Küçülmenin sonuçları nelerdir?
İşsizlik artar: Ekonomik küçülme bir ülkede üretilen mal ve hizmetlerin önceki döneme göre azalması anlamına geliyor. Üretim, çalışanlarla yapıldığı için üretimin azalması doğrudan çalışan sayısının azalması ve işsiz sayısının artmasına sebep oluyor. TÜİK’in açıkladığı son işsizlik verisi kasım ayına ait. Kasım ayı işsizliği dahi yüzde 12,3 olan Türkiye’de resmi verilere göre 4 milyon kişi işsiz. Henüz aralık ve sonraki dönemin işsizlik verileri resmi verilere yansımamakla beraber bu sayının artacağı bugünden biliniyor. Açılan şirket sayısının yüzde 13 azaldığı Türkiye’de bu haliyle işsiz sayısı cumhuriyet rekorunu kırmış görünüyor.
Talepten kaynaklı enflasyon azalır: Bir ürünün fiyatı o ürüne dönük talebin veya o ürünün üretim maliyetlerinin artması sonucu artıyor. İşsizliğin artması ile halkın alım gücü ve talep gerilediğinden talep azalmasından kaynaklı olarak enflasyon geriliyor. Ancak talebin azaldığı ürünler daha çok tüketimi ertelenebilen, elektronik eşya, mobilya, konut gibi ürünler. Bu ürünlerde fiyatlar gerilediği için enflasyonun ateşi düşse de talebin düşmediği ürünler gıda ürünleri. Çünkü bu ürünler yaşamak için zorunlu. Bu sebeple Türkiye’de şubat ayı enflasyonu yüzde 19,7’ye gerilerken sebze ve meyve enflasyonu yıllık yüzde 60’a dayandı.

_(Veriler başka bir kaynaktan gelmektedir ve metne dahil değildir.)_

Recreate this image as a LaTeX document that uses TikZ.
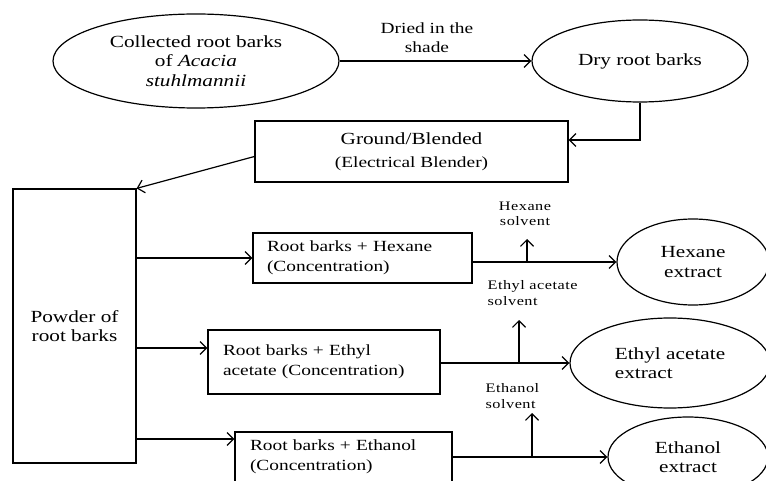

Ücretler azalır: Ekonomik küçülme ile beraber işsizlik artacak, işsizliğin artması ise işsiz bırakılma korkusu altında kalan işgücünün daha çok sömürülmesi anlamına geliyor. Reel birim ücret endeksi döviz cinsinden son 15 yılın en düşük seviyelerinde. Öte yandan 2018 ilk çeyreğinde 97 olan reel birim ücret endeksi 2018’in son çeyreğine gelindiğinde sadece 1 yılda yüzde 20’den fazla değer kaybederek 69’a kadar geriledi.